DESCRIPTION OF THE TASK:
Find and copy each line of the records where the string "this" shows up.

DATA SHOWN:
§ §

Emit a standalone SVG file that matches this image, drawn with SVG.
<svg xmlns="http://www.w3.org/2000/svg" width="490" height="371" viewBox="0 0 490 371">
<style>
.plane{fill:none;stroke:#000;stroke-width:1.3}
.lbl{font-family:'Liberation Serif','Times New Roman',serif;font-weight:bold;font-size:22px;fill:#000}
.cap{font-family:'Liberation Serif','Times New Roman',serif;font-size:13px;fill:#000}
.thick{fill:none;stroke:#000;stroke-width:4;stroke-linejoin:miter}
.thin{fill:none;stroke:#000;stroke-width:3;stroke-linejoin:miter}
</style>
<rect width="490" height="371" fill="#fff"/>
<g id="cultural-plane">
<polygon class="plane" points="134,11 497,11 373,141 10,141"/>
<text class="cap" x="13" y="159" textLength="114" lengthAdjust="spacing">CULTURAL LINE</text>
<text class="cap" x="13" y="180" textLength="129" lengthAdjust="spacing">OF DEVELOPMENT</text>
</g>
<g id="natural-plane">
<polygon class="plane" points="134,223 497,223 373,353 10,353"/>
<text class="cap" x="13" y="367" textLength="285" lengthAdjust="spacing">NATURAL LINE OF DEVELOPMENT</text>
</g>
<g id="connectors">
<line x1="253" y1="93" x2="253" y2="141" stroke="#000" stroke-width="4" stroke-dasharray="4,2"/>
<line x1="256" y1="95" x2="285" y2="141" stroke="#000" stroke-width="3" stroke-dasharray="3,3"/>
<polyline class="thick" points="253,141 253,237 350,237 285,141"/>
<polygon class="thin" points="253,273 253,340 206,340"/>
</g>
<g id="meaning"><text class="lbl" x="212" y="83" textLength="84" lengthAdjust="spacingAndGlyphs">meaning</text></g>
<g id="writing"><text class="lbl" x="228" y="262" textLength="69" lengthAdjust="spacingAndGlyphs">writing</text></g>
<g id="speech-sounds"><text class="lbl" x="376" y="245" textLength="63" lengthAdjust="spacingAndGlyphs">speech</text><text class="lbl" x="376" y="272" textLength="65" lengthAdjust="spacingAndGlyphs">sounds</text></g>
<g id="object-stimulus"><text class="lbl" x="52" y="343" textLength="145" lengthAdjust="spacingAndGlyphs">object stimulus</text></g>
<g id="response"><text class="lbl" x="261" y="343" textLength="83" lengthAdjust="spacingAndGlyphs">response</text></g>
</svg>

§ §

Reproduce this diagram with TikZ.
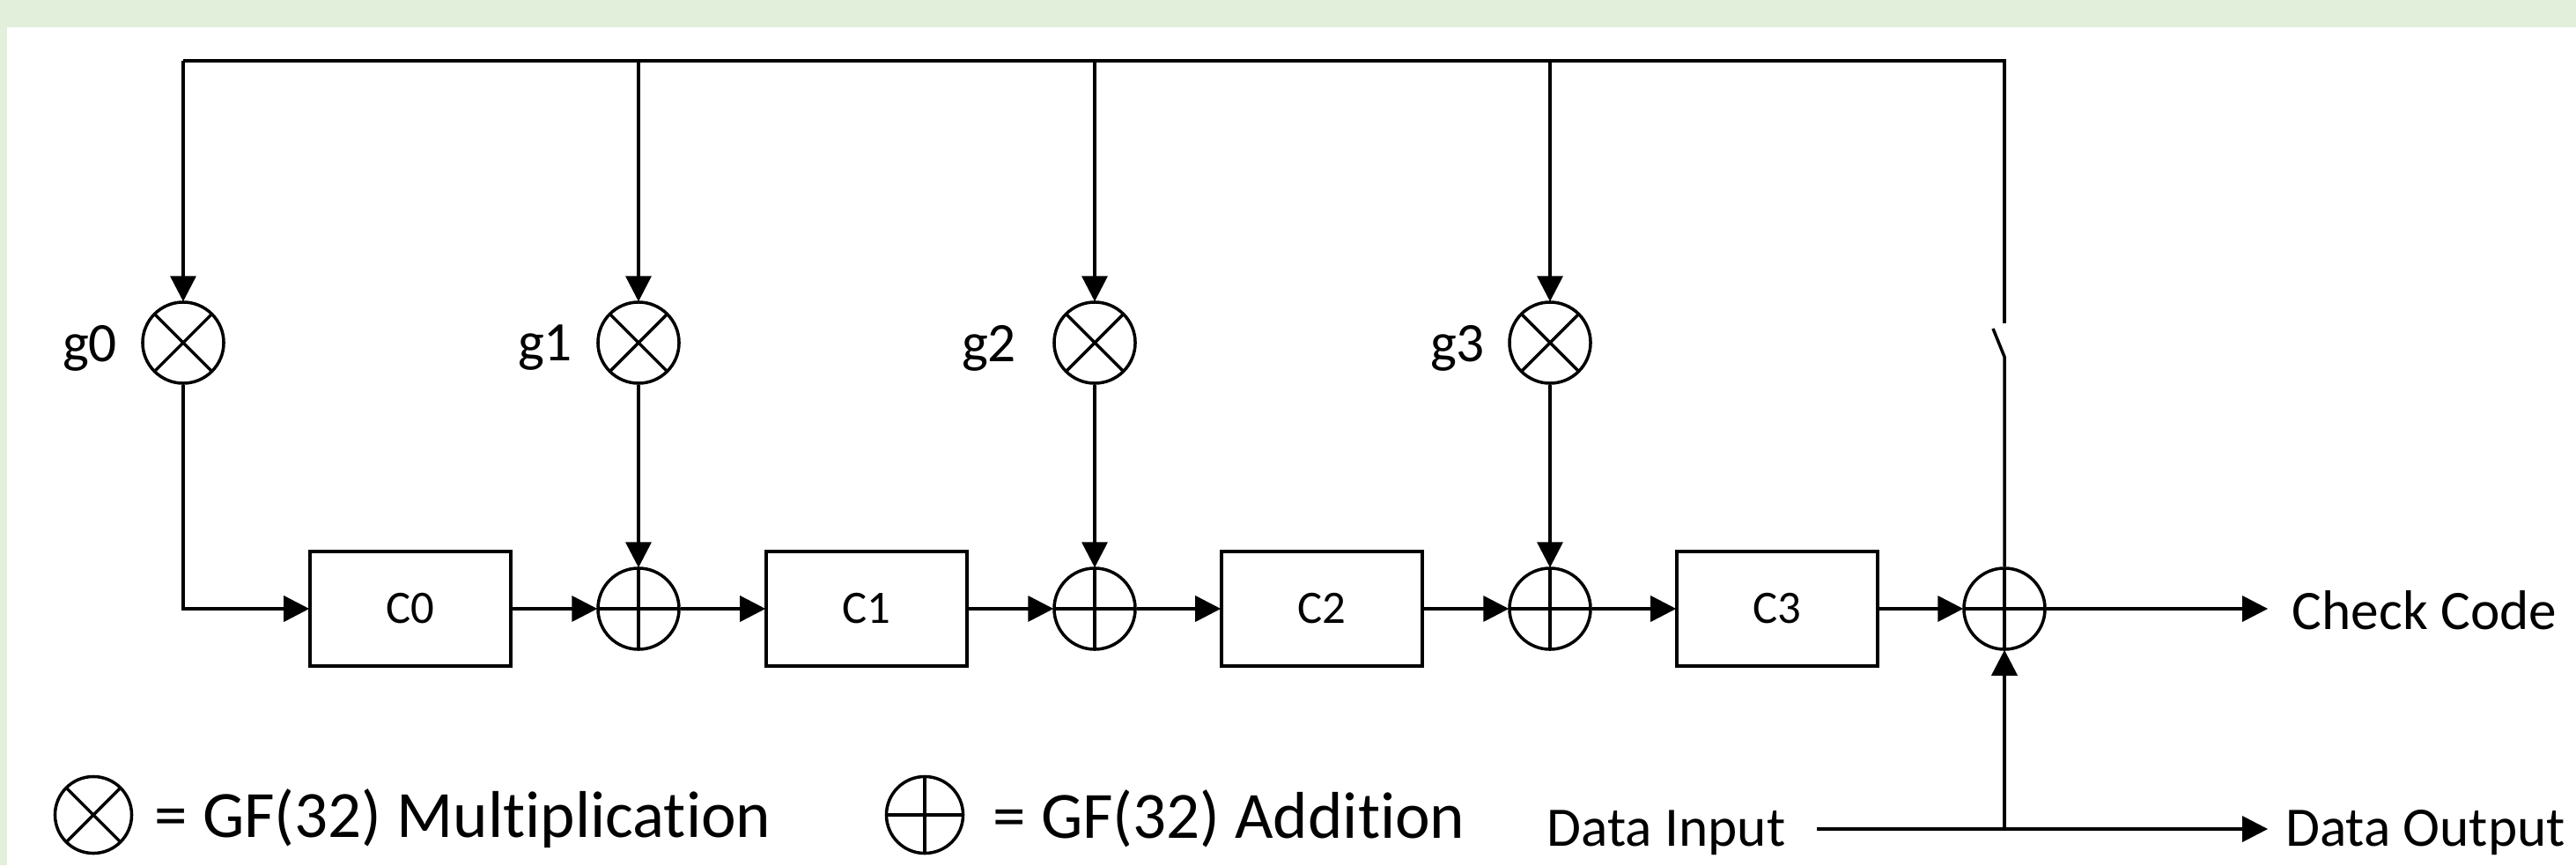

§ §

SOLUTION:
Emit a standalone SVG file that matches this image, drawn with SVG.
Reproduce this diagram with TikZ.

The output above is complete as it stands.